Proprio su questo slancio in avanti, unito al sentimento di solidarietà che sorge spontaneo in risposta a problematiche di carattere collettivo, dovremmo ricalibrare la nostra società. Questo ci suggeriscono le fotografie di Michele Lapini che, in seguito all’ennesima alluvione, ha di recente scritto una riflessione importante:
“Trovarsi di fronte decine, centinaia, migliaia di persone che vanno a spalare acqua, fango, merda e vite nei luoghi dove vivono altre persone, sconosciute fino a quel momento, è ogni volta emozionante.
Ogni volta spero che questa attivazione lasci dietro di sé un qualcosa, da cui poter ricostruire almeno in parte le nostre comunità, le relazioni umane, riannodare i fili del tessuto sociale e mettere in pratica uno slogan usato spesso: ‘Nessuno si salva da solo’. Spesso invece non è così. Non lo è neanche dopo che si vedono fotografie che ci scandalizzano, emozionano o sorprendono. Poco dopo l’effetto sparisce e torniamo al punto di partenza.

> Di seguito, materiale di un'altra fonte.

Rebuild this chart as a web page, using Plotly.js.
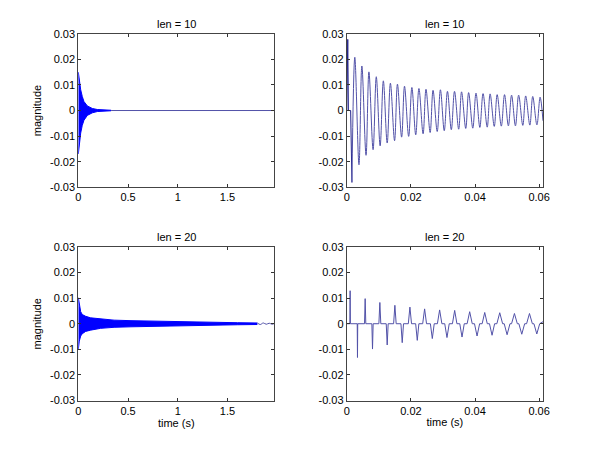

Cosa possiamo fare affinché questa meravigliosa sensazione di comunità metta radici ogni giorno e non se ne vada via insieme al fango?”
L’esposizione
Fino al primo dicembre, il Cortile Antico del Palazzo del Bo - sede storica dell’Università di Padova - ospita i lavori di Michele Lapini dedicati all’impatto sul territorio della tempesta Vaia e dell’epidemia di bostrico. Un percorso visivo emozionante, nella sua drammaticità, accompagnato da una selezione di frasi di Sottocorteccia. Un viaggio tra i boschi che cambiano (il primo libro targato L’AltraMontagna). L’iniziativa è finalizzata a supportare la ricerca sul bostrico: con i fondi raccolti verranno finanziate due borse di studio.